Bluff stability and setback
Parcels on bluffs or near coastal erosion zones carry specific setback requirements and stability analysis. Coastal Commission staff routinely request site-specific geotechnical reports and setback compliance for new construction or major addition on bluff-top parcels.
Practical buyer guidance
A buyer considering meaningful modification to a coastal zone parcel should: confirm jurisdictional boundary at the parcel; engage a coastal-experienced land-use attorney early; review prior CDP history on the parcel for precedent; and scope permit runway into the hold-period underwriting.
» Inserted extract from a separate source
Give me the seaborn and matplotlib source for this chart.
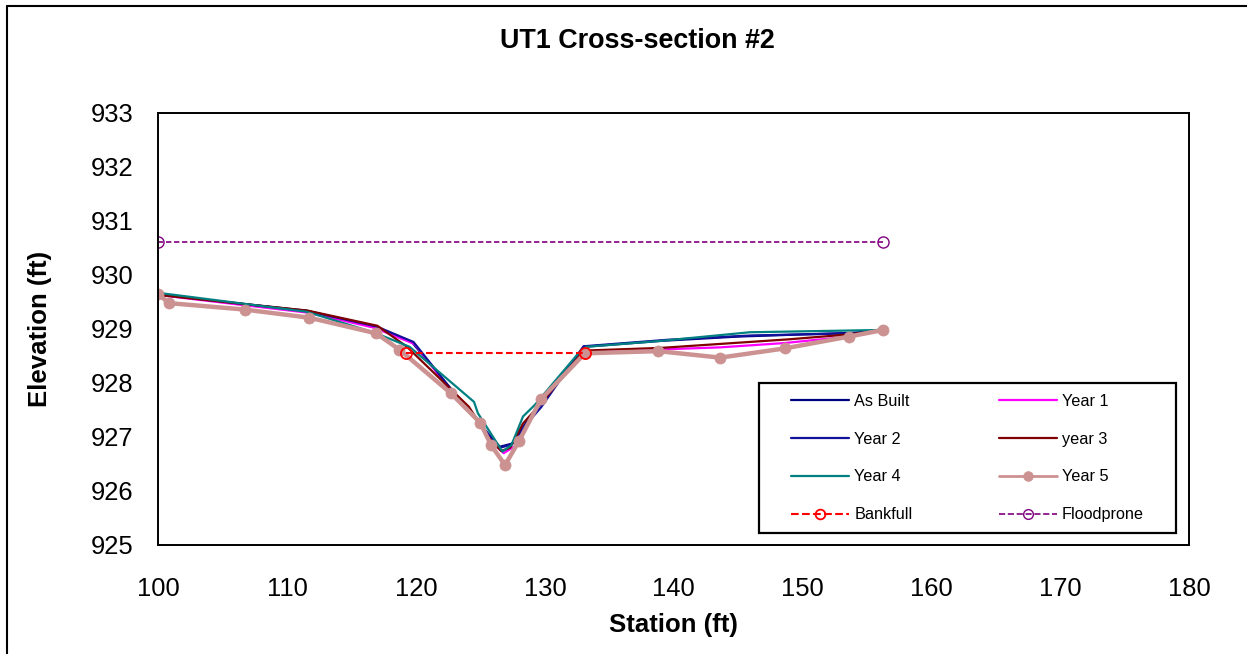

How Elite Collective frames this decision
In luxury real estate, the strategic questions that drive outcomes are rarely the ones discussed in the opening meeting. Elite Collective's advisory framework starts with three questions the client may not have been asked before: what is the intended hold period, what is the legacy plan, and what is the liquidity posture that will shape how this transaction interacts with the rest of the balance sheet. The answers shape pricing strategy, negotiation posture, closing timeline, and even the preferred ownership structure. A one-year tactical buyer and a ten-year legacy buyer should approach the same property differently — and will, once the frame is set.
The second layer is transaction choreography. Every escrow of consequence has four or five pivot points where a few hours of preparation translates to materially better terms. Our role is to identify those pivot points before the transaction starts and to arrive at each one with data, alternatives, and a clear recommendation.
Working with Elite Collective
Our engagement is modeled on the private-banking relationship: one senior advisor, discreet communication, and a consolidated read-out rather than a stream of updates. Patricia Blakemore represents every client personally. Our recommendations are grounded in the specific data we track for Los Angeles County luxury each week — not generic market narratives. We serve every client under the same Fair Housing principles and licensed brokerage obligations, and every strategic recommendation is documented so the client can review, question, and adjust the plan in writing before it is executed.
Frequently asked questions
Do I need a CDP for interior remodel?
Generally no. Interior-only remodels that do not alter the building footprint, height, or exterior massing typically do not require a CDP. A qualified coastal-permit planner should confirm at the specific parcel.
How long does a CDP take?
Routine CDPs can process in 6–9 months. Non-routine CDPs can extend to 18–24 months or longer depending on the scope and sensitivity of the project.
Does the Coastal Commission cover the entire LA coast?
The Coastal Commission has jurisdiction over the California coastal zone, which extends inland by a variable boundary. Some LA coastal cities have certified LCPs that shifted primary CDP authority to the local jurisdiction; the Commission retains appellate and certain direct authority in those communities.